> Given problem
Restate the full listing word for word and leave the pictures out.

> Material provided
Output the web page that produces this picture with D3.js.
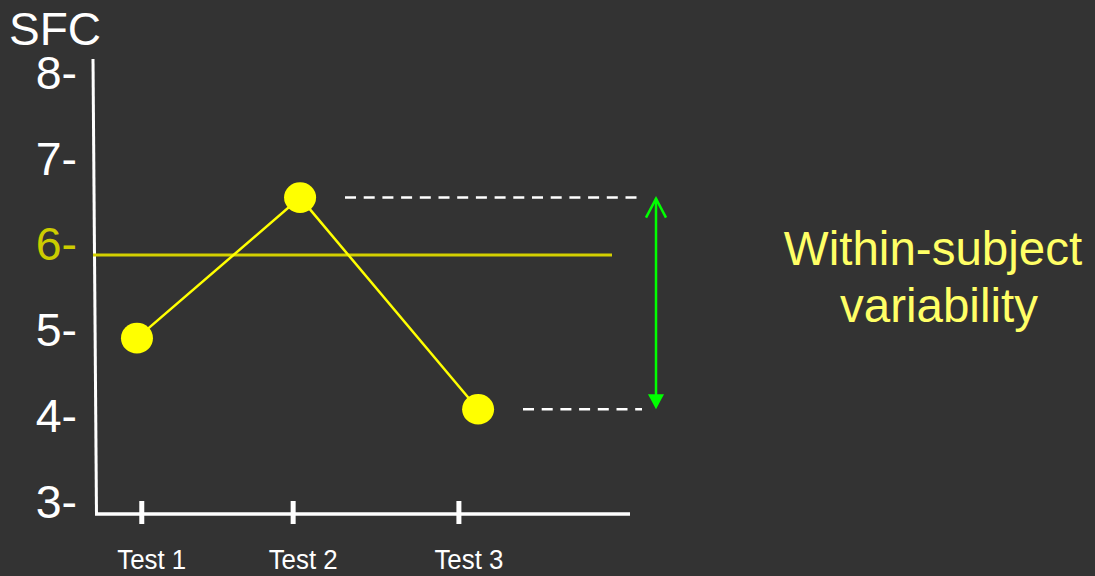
<!DOCTYPE html>
<html>
<head>
<meta charset="utf-8">
<script src="https://cdn.jsdelivr.net/npm/d3@7"></script>
<style>
html,body{margin:0;padding:0;background:#333333;}
svg{display:block;}
text{font-family:"Liberation Sans",Arial,sans-serif;}
</style>
</head>
<body>
<script>
// ---- data ----
const yTickValues = [3, 4, 5, 6, 7, 8];
const yTickLabels = ["3-", "4-", "5-", "6-", "7-", "8-"];
const categories = ["Test 1", "Test 2", "Test 3"];
const categoryPos = [0.84, 3.68, 6.79];      // x positions of ticks (x-scale units)
const pointPos = [0.75, 3.81, 7.15];         // x positions of the measured points
const sfcValues = [4.90, 6.54, 4.07];        // SFC measured at each test
const meanValue = 5.87;                      // horizontal reference line
const yLabelTitle = "SFC";
const annotation = ["Within-subject", "variability"];

const W = 1095, H = 576;
const svg = d3.select("body").append("svg").attr("width", W).attr("height", H);
svg.append("rect").attr("width", W).attr("height", H).attr("fill", "#333333");

const y = d3.scaleLinear().domain([3, 8]).range([501, 72.5]);
const x = d3.scaleLinear().domain([0, 10]).range([97, 630]);

// y axis line (slightly slanted as in the reference)
svg.append("line").attr("x1", 93).attr("y1", 59).attr("x2", 96.5).attr("y2", 515)
  .attr("stroke", "#ffffff").attr("stroke-width", 3);
// x axis line
svg.append("line").attr("x1", 95).attr("y1", 514).attr("x2", x(10)).attr("y2", 514)
  .attr("stroke", "#ffffff").attr("stroke-width", 3.5);

// y tick labels
svg.selectAll("text.ylab").data(yTickValues).enter().append("text")
  .attr("class", "ylab")
  .attr("x", 77).attr("y", d => y(d) + 16.5)
  .attr("text-anchor", "end")
  .attr("font-size", 46.5)
  .attr("fill", d => d === 6 ? "#cccc00" : "#ffffff")
  .text((d, i) => yTickLabels[i]);

svg.append("text").attr("x", 9).attr("y", 45).attr("font-size", 46)
  .attr("fill", "#ffffff").text(yLabelTitle);

// x ticks
svg.selectAll("line.xtick").data(categoryPos).enter().append("line")
  .attr("class", "xtick")
  .attr("x1", d => x(d)).attr("x2", d => x(d))
  .attr("y1", 501).attr("y2", 524)
  .attr("stroke", "#ffffff").attr("stroke-width", 5);

svg.selectAll("text.xlab").data(categories).enter().append("text")
  .attr("class", "xlab")
  .attr("x", (d, i) => x(categoryPos[i]) + 10)
  .attr("y", 569)
  .attr("text-anchor", "middle")
  .attr("font-size", 27)
  .attr("textLength", 69)
  .attr("lengthAdjust", "spacingAndGlyphs")
  .attr("fill", "#ffffff")
  .text(d => d);

// mean line
svg.append("line").attr("x1", 93).attr("x2", 612)
  .attr("y1", y(meanValue)).attr("y2", y(meanValue))
  .attr("stroke", "#d4d000").attr("stroke-width", 3);

// connecting line
const pts = sfcValues.map((v, i) => [x(pointPos[i]), y(v)]);
svg.append("path").attr("d", d3.line()(pts))
  .attr("fill", "none").attr("stroke", "#ffff00").attr("stroke-width", 2.5);

svg.selectAll("ellipse.pt").data(pts).enter().append("ellipse")
  .attr("class", "pt")
  .attr("cx", d => d[0]).attr("cy", d => d[1])
  .attr("rx", 16).attr("ry", 15.3)
  .attr("fill", "#ffff00");

// dashed range lines
const maxV = d3.max(sfcValues), minV = d3.min(sfcValues);
svg.append("line").attr("x1", 345).attr("x2", 637)
  .attr("y1", y(maxV)).attr("y2", y(maxV))
  .attr("stroke", "#ffffff").attr("stroke-width", 2.5).attr("stroke-dasharray", "11,7.7");
svg.append("line").attr("x1", 523).attr("x2", 642)
  .attr("y1", y(minV)).attr("y2", y(minV))
  .attr("stroke", "#ffffff").attr("stroke-width", 2.5).attr("stroke-dasharray", "11,7.7");

// green double arrow
const ax = 656, ay1 = y(maxV) + 1, ay2 = y(minV);
svg.append("line").attr("x1", ax).attr("x2", ax).attr("y1", ay1).attr("y2", ay2 - 6)
  .attr("stroke", "#00ff00").attr("stroke-width", 2.5);
svg.append("path")
  .attr("d", `M${ax - 10},${ay1 + 19} L${ax},${ay1} L${ax + 10},${ay1 + 19}`)
  .attr("fill", "none").attr("stroke", "#00ff00").attr("stroke-width", 2.5);
svg.append("path")
  .attr("d", `M${ax - 8},${ay2 - 15} L${ax + 8},${ay2 - 15} L${ax},${ay2} Z`)
  .attr("fill", "#00ff00");

// annotation
svg.selectAll("text.ann").data(annotation).enter().append("text")
  .attr("class", "ann")
  .attr("x", (d, i) => i === 0 ? 933 : 939)
  .attr("y", (d, i) => i === 0 ? 265 : 322)
  .attr("text-anchor", "middle")
  .attr("font-size", 47.5)
  .attr("fill", "#ffff66")
  .text(d => d);
</script>
</body>
</html>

> Response to the exercise
Output the web page that produces this picture with D3.js.
<!DOCTYPE html>
<html>
<head>
<meta charset="utf-8">
<script src="https://cdn.jsdelivr.net/npm/d3@7"></script>
<style>
html,body{margin:0;padding:0;background:#333333;}
svg{display:block;}
text{font-family:"Liberation Sans",Arial,sans-serif;}
</style>
</head>
<body>
<script>
// ---- data ----
const yTickValues = [3, 4, 5, 6, 7, 8];
const yTickLabels = ["3-", "4-", "5-", "6-", "7-", "8-"];
const categories = ["Test 1", "Test 2", "Test 3"];
const categoryPos = [0.84, 3.68, 6.79];      // x positions of ticks (x-scale units)
const pointPos = [0.75, 3.81, 7.15];         // x positions of the measured points
const sfcValues = [4.90, 6.54, 4.07];        // SFC measured at each test
const meanValue = 5.87;                      // horizontal reference line
const yLabelTitle = "SFC";
const annotation = ["Within-subject", "variability"];

const W = 1095, H = 576;
const svg = d3.select("body").append("svg").attr("width", W).attr("height", H);
svg.append("rect").attr("width", W).attr("height", H).attr("fill", "#333333");

const y = d3.scaleLinear().domain([3, 8]).range([501, 72.5]);
const x = d3.scaleLinear().domain([0, 10]).range([97, 630]);

// y axis line (slightly slanted as in the reference)
svg.append("line").attr("x1", 93).attr("y1", 59).attr("x2", 96.5).attr("y2", 515)
  .attr("stroke", "#ffffff").attr("stroke-width", 3);
// x axis line
svg.append("line").attr("x1", 95).attr("y1", 514).attr("x2", x(10)).attr("y2", 514)
  .attr("stroke", "#ffffff").attr("stroke-width", 3.5);

// y tick labels
svg.selectAll("text.ylab").data(yTickValues).enter().append("text")
  .attr("class", "ylab")
  .attr("x", 77).attr("y", d => y(d) + 16.5)
  .attr("text-anchor", "end")
  .attr("font-size", 46.5)
  .attr("fill", d => d === 6 ? "#cccc00" : "#ffffff")
  .text((d, i) => yTickLabels[i]);

svg.append("text").attr("x", 9).attr("y", 45).attr("font-size", 46)
  .attr("fill", "#ffffff").text(yLabelTitle);

// x ticks
svg.selectAll("line.xtick").data(categoryPos).enter().append("line")
  .attr("class", "xtick")
  .attr("x1", d => x(d)).attr("x2", d => x(d))
  .attr("y1", 501).attr("y2", 524)
  .attr("stroke", "#ffffff").attr("stroke-width", 5);

svg.selectAll("text.xlab").data(categories).enter().append("text")
  .attr("class", "xlab")
  .attr("x", (d, i) => x(categoryPos[i]) + 10)
  .attr("y", 569)
  .attr("text-anchor", "middle")
  .attr("font-size", 27)
  .attr("textLength", 69)
  .attr("lengthAdjust", "spacingAndGlyphs")
  .attr("fill", "#ffffff")
  .text(d => d);

// mean line
svg.append("line").attr("x1", 93).attr("x2", 612)
  .attr("y1", y(meanValue)).attr("y2", y(meanValue))
  .attr("stroke", "#d4d000").attr("stroke-width", 3);

// connecting line
const pts = sfcValues.map((v, i) => [x(pointPos[i]), y(v)]);
svg.append("path").attr("d", d3.line()(pts))
  .attr("fill", "none").attr("stroke", "#ffff00").attr("stroke-width", 2.5);

svg.selectAll("ellipse.pt").data(pts).enter().append("ellipse")
  .attr("class", "pt")
  .attr("cx", d => d[0]).attr("cy", d => d[1])
  .attr("rx", 16).attr("ry", 15.3)
  .attr("fill", "#ffff00");

// dashed range lines
const maxV = d3.max(sfcValues), minV = d3.min(sfcValues);
svg.append("line").attr("x1", 345).attr("x2", 637)
  .attr("y1", y(maxV)).attr("y2", y(maxV))
  .attr("stroke", "#ffffff").attr("stroke-width", 2.5).attr("stroke-dasharray", "11,7.7");
svg.append("line").attr("x1", 523).attr("x2", 642)
  .attr("y1", y(minV)).attr("y2", y(minV))
  .attr("stroke", "#ffffff").attr("stroke-width", 2.5).attr("stroke-dasharray", "11,7.7");

// green double arrow
const ax = 656, ay1 = y(maxV) + 1, ay2 = y(minV);
svg.append("line").attr("x1", ax).attr("x2", ax).attr("y1", ay1).attr("y2", ay2 - 6)
  .attr("stroke", "#00ff00").attr("stroke-width", 2.5);
svg.append("path")
  .attr("d", `M${ax - 10},${ay1 + 19} L${ax},${ay1} L${ax + 10},${ay1 + 19}`)
  .attr("fill", "none").attr("stroke", "#00ff00").attr("stroke-width", 2.5);
svg.append("path")
  .attr("d", `M${ax - 8},${ay2 - 15} L${ax + 8},${ay2 - 15} L${ax},${ay2} Z`)
  .attr("fill", "#00ff00");

// annotation
svg.selectAll("text.ann").data(annotation).enter().append("text")
  .attr("class", "ann")
  .attr("x", (d, i) => i === 0 ? 933 : 939)
  .attr("y", (d, i) => i === 0 ? 265 : 322)
  .attr("text-anchor", "middle")
  .attr("font-size", 47.5)
  .attr("fill", "#ffff66")
  .text(d => d);
</script>
</body>
</html>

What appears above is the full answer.